For the best Galouti Kebabs 

The melt-in-the-mouth kebabs from Awadh are quite popular in Hyderabadi cuisine

Published: 23rd June 2018 04:02 AM  |   Last Updated: 23rd June 2018 04:02 AM   |  A+A-

Express News Service

HYDERABAD : When we talk about Awadhi food, the biryani and kebabs from the erstwhile princely state in North India come to our mind. One kebab which has possibly emerged as the poster boy of the cuisine is the galouti or galawati kabab. The tender minced meat delicacy is perhaps a dish without which no Awadhi food festival is complete. It gets its name from the fact that it virtually melts in the mouth.

It is said that in the Nawab of Lucknow Asad-Ud-Daulah was a kabab lover and had employed a large team of chefs to innovate new kabab recipes. With age, the Nawab lost his teeth while still yearning for good kababs, but could not eat them as they were course in texture. So, the khansamas came up with a kabab which retained the flavours but needed no chewing at all, and thus galouti kabab was born.

Over time, galouti kebab travelled from the royal kitchen and also became the food of the masses thanks to Haji Murad Ali. The kebab expert working for Nawab Wajid Ali Shah had lost one arm in an accident, and still he used to churn out the best quality galouti kebabs even with one hand. He came to be known as Tunday Kebabi or kebab maker without an arm. His recipe of galouti with 160 spices and buffalo meat became legendary as Tunday Kebab. His son inherited the secret recipe from him and opened an eatery in Lucknow serving these kebabs, and even today Tunday Kebabi is a place of pilgrimage for the ardent food lovers. 

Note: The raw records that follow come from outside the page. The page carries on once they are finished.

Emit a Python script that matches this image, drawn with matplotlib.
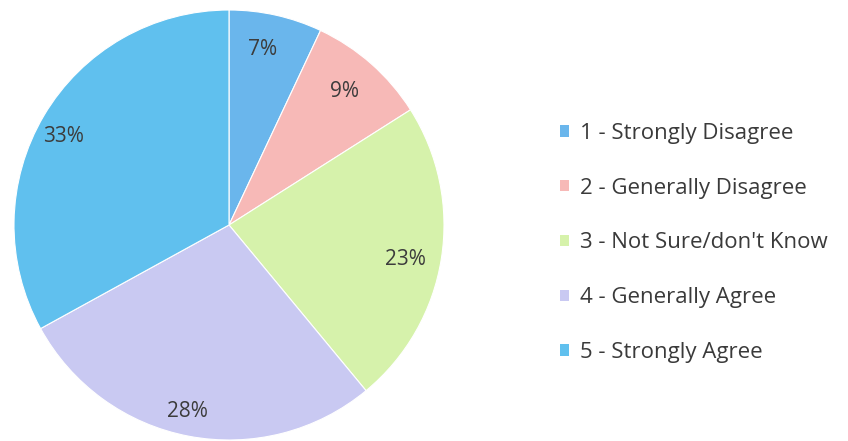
import matplotlib.pyplot as plt
from matplotlib.patches import Patch

labels = ['1 - Strongly Disagree', '2 - Generally Disagree', "3 - Not Sure/don't Know",
          '4 - Generally Agree', '5 - Strongly Agree']
values = [7, 9, 23, 28, 33]
colors = ['#6ab6ec', '#f7b9b7', '#d6f2ab', '#c9c9f2', '#60c0ee']

plt.rcParams['font.family'] = ['Open Sans', 'DejaVu Sans']

fig = plt.figure(figsize=(8.48, 4.41), dpi=100)
ax = fig.add_axes([14 / 848, 1 / 441, 430 / 848, 430 / 441])

wedges, texts, autotexts = ax.pie(
    values, colors=colors, startangle=90, counterclock=False, radius=1,
    autopct='%d%%', pctdistance=0.86,
    wedgeprops=dict(edgecolor='white', linewidth=0.8),
    textprops=dict(color='#3c3c3c', fontsize=15))
# labels sit a bit lower/left in the original
for t in autotexts:
    x, y = t.get_position()
    t.set_position((x - 0.03, y - 0.025))
ax.set_xlim(-1, 1)
ax.set_ylim(-1, 1)
ax.set_aspect('equal')
ax.axis('off')

handles = [Patch(facecolor=c, edgecolor='none') for c in colors]
fig.legend(handles, labels, loc='upper left', bbox_to_anchor=(551 / 848, 1 - 114 / 441),
           frameon=False, fontsize=16, labelcolor='#3a3a3a',
           handlelength=0.4, handleheight=0.4, handletextpad=0.5,
           labelspacing=1.52, borderaxespad=0)

fig.savefig('out.png', dpi=100, facecolor='white')
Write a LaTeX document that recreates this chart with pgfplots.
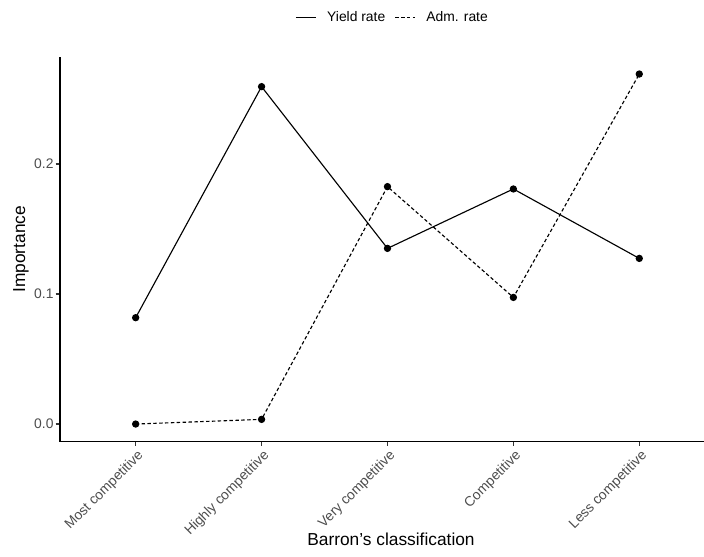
\documentclass[border=0pt]{standalone}
\usepackage{fontspec}
\setmainfont{Liberation Sans}
\usepackage{pgfplots}
\pgfplotsset{compat=1.18}
\definecolor{gray30}{HTML}{4D4D4D}
\definecolor{gray20}{HTML}{333333}
\pgfplotstableread{
x yield adm
1 0.0818 0.0000
2 0.2595 0.0036
3 0.1351 0.1826
4 0.1808 0.0974
5 0.1274 0.2692
}\datatable
\begin{document}
\begin{tikzpicture}[x=1pt,y=1pt]
\useasboundingbox (-45,-86.45) rectangle (483,331.3);
\begin{axis}[
  at={(0,0)}, anchor=south west,
  scale only axis, width=483pt, height=288.75pt,
  xmin=0.399, xmax=5.514, ymin=-0.0136, ymax=0.2825,
  axis x line*=bottom, axis y line*=left,
  axis line style={black, line width=0.9pt},
  xtick={1,2,3,4,5},
  xticklabels={Most competitive,Highly competitive,Very competitive,Competitive,Less competitive},
  ytick={0,0.1,0.2},
  yticklabel style={/pgf/number format/fixed, /pgf/number format/fixed zerofill, /pgf/number format/precision=1, font=\fontsize{10.4}{12}\selectfont, text=gray30, inner sep=1.5pt},
  /pgf/number format/assume math mode=true,
  xticklabel style={rotate=45, anchor=north east, font=\fontsize{10.4}{12}\selectfont, text=gray30, inner sep=1pt, yshift=-1pt},
  tick align=outside, major tick length=3.2pt,
  tick style={gray20, line width=0.9pt},
  xlabel={Barron’s classification},
  ylabel={Importance},
  xlabel style={at={(axis description cs:0.514,-0.2684)}, anchor=base, font=\fontsize{13}{15}\selectfont},
  ylabel style={at={(axis description cs:-0.0543,0.5)}, anchor=base, font=\fontsize{13}{15}\selectfont},
  legend columns=2,
  legend style={draw=none, fill=none, at={(axis description cs:0.517,1.103)}, anchor=center, font=\fontsize{10.4}{12}\selectfont,
    /tikz/every even column/.append style={column sep=5pt}},
  legend image code/.code={\draw[#1] (0pt,0pt) -- (15pt,0pt); \path (21pt,0pt);},
  clip=false,
]
\addplot[black, line width=0.85pt, mark=*, mark size=2.3pt, mark options={solid}] table[x=x, y=yield] {\datatable};
\addlegendentry{Yield rate}
\addplot[black, line width=0.85pt, dash pattern=on 2.6pt off 1.8pt, mark=*, mark size=2.3pt, mark options={solid}] table[x=x, y=adm] {\datatable};
\addlegendentry{Adm. rate}
\end{axis}
\end{tikzpicture}
\end{document}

For preparing galouti kebab, finely minced meat is tenderised in a paste of raw papaya, ginger, garlic, roasted chickpea flour and a special combination of spices. Onion, coriander leaves, green chillies, kewra and rose water among other things are then added before a dough is formed out of the mixture. This is shaped into round patties and fried in ghee. Smoky flavour is infused by dhungar, a traditional technique of burnt charcoal.

In Hyderabad, quite a few restaurants serve this melt-in-the-mouth dish from Awadh. Norfest the Dhaba at Gachibowli and Hi-Tec City serve some soft mutton galoutis with a smoky flavour. They do a vegetarian version as well with soya chunks. As per Prateek Rathi, one of the owners, this signature dish served with ulte tawa ka paratha is in high demand. The Ohri’s restaurants Tansen in Necklace Road, Serengeti in Banjara Hills as well as Rubaiyat in Hitech City are some other places serving this dish. The vegetarians too can enjoy jimikand ka galouti, a version using yam instead of meat. K&K at ITC Kakatiya has included galouti kebab as a new item in their recent menu.